Mat Rees works as supervising senior animator. He says it’s a 50/50 split between the more recognisable Aardman productions – the stop-frame, plasticine stuff – and the CG work, such as the UN project. But even in commercial work, where clients increasingly want more for their money, with budgets smaller and deadlines tighter, Rees still manages to have fun.
Moving characters about
“In the short films, you have a reasonably small team. So you keep everyone tight. You just have the director to deal with. When you’re making commercials you’ve got the director, and the agency above them, and above them you got the clients. So there are more levels of approval.
“But even if a character’s not my thing, I still enjoy moving it around, getting something out of it that way.”

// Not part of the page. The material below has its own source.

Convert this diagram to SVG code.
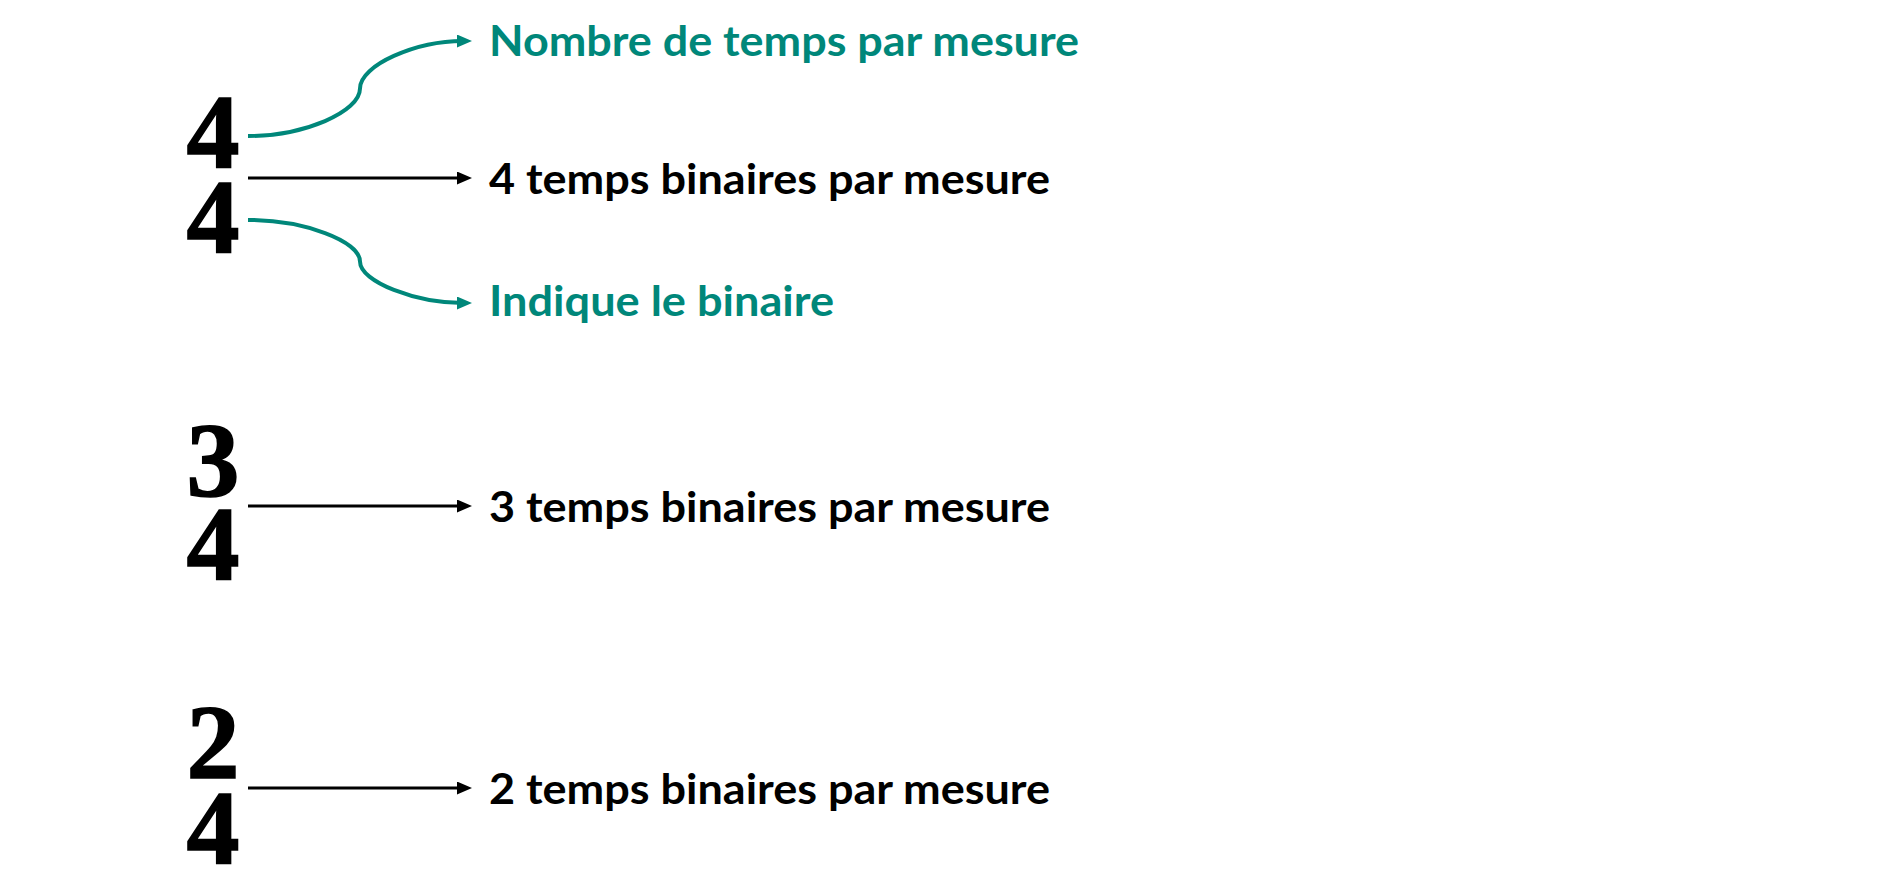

Rees says the studio is also happy to try new technologies. He worked on Google’s Spotlight Stories – a series of 360-degree immersive videos for mobile and virtual reality. Aardman’s contribution, Special Delivery, is about a lonely janitor on Christmas Eve.
The challenge was telling the story in a non-linear manner. Special Delivery offers a number of small stories within the larger narrative, depending on where the viewer chooses to look.
“It’s only when you look at stuff in the headset,” he says, “that you realise you can do so much stuff with it... But there’s no grand plan. When something like that comes in, we just get stuck in.”
Next month, Nick Park releases his next film, a “prehistoric adventure” called Early Man. There’s also a Shaun the Sheep sequel in the pipeline.
But for Rees, the best thing about working at Aardman isn’t the big feature films. It’s something far simpler, something that encapsulates the studio’s whole ethos: Aardman allows staff to work on their own projects. More than that, they can use the studio to do it and other staff members are encouraged to help out.
“That’s one thing people are always surprised about,” Rees says. “But it’s good for your own development, and it adds to the company, too.”